Ok, the title is a tongue-in-cheek, but there's very little thought put into files in most languages. It always feels a bit out of place... except in C. In fact, what you get is usually a worse version of C.
In C, files can be accessed in the same way as memory:
#include <sys/mman.h>
#include <stdio.h>
#include <stdint.h>
#include <fcntl.h>
#include <unistd.h> void main() { // Create/open a file containing 1000 unsigned integers // Initialized to all zeros. int len = 1000 * sizeof(uint32_t); int file = open("numbers.u32", O_RDWR | O_CREAT, 0600); ftruncate(file, len); // Map it into memory. uint32_t* numbers = mmap(NULL, len, PROT_READ | PROT_WRITE, MAP_SHARED, file, 0); // Do something: printf("%d\n", numbers[42]); numbers[42] = numbers[42] + 1; // Clean up munmap(numbers, len); close(file);
}
Memory mapping isn't the same as loading a file into memory: It still works if the file doesn't fit in RAM. Data is loaded as needed, so it won't take all day to open a terabyte file.
It works with all datatypes and is automatically cached. This cache is cleared if the system needs memory for something else.
mmap() is actually a OS feature, so many other languages have it. However, it's almost always limited to byte arrays: You have to grab a chunk of data, parse, process and finally serialize it before writing back to the disk. It's nicer then manually calling read() and write(), but not by much.
These languages have all these nice features for manipulating data in memory, but nothing for manipulating data on disk. In memory, you get dynamically sized strings and vectors, enumerated types, objects, etc, etc. On disk, you get... a bunch of bytes.
Considering that most already support custom allocators and the such, adding a better way to access files seems very doable, but no one's actually done it. It's very weird to me that C — a language known for being unergonomic — actually does this the best.
C's implementation isn't even very good: Memory mapping comes with some overhead (page faults, TLB flushes) and C does nothing to handle endianness or errors... but it doesn't take much to beat nothing.
Sure, you might want to do some parsing and validation, but it shouldn't be required every time data leaves the disk. RAM is much smaller then the disk, so it's often impossible to just parse everything into memory.

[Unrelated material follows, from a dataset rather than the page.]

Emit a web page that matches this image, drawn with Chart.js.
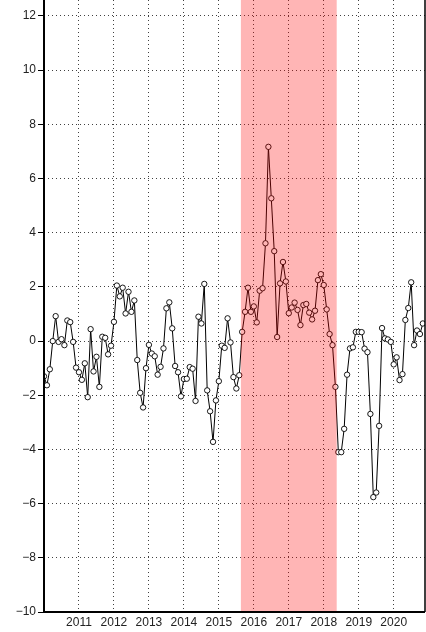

A lot of files are not untrusted data.
In the case of binary files, parsing is usually redundant. There's no reason code can't directly manipulate the on-disk representation, and for "scratchpad" temporary files, save the data as it exists in RAM. Sure, you wouldn't want to directly manipulate JSON, but there's no reason to do a bunch of work to save some integers.
File manipulation is similarly neglected. The filesystem is the original NoSQL database, but you seldom get more then a wrapper around C's readdir().
This usually results in people running another database, such as SQLite, on top of the filesystem, but relational databases never quite fit your program.
... and SQL integrates even worse than files: On top of having to serialize all your data, you have to write code in a whole separate language just to access it!
Most programmers will use it as a key-value store, and implement their own indexing: creating a bizarre triple nested database.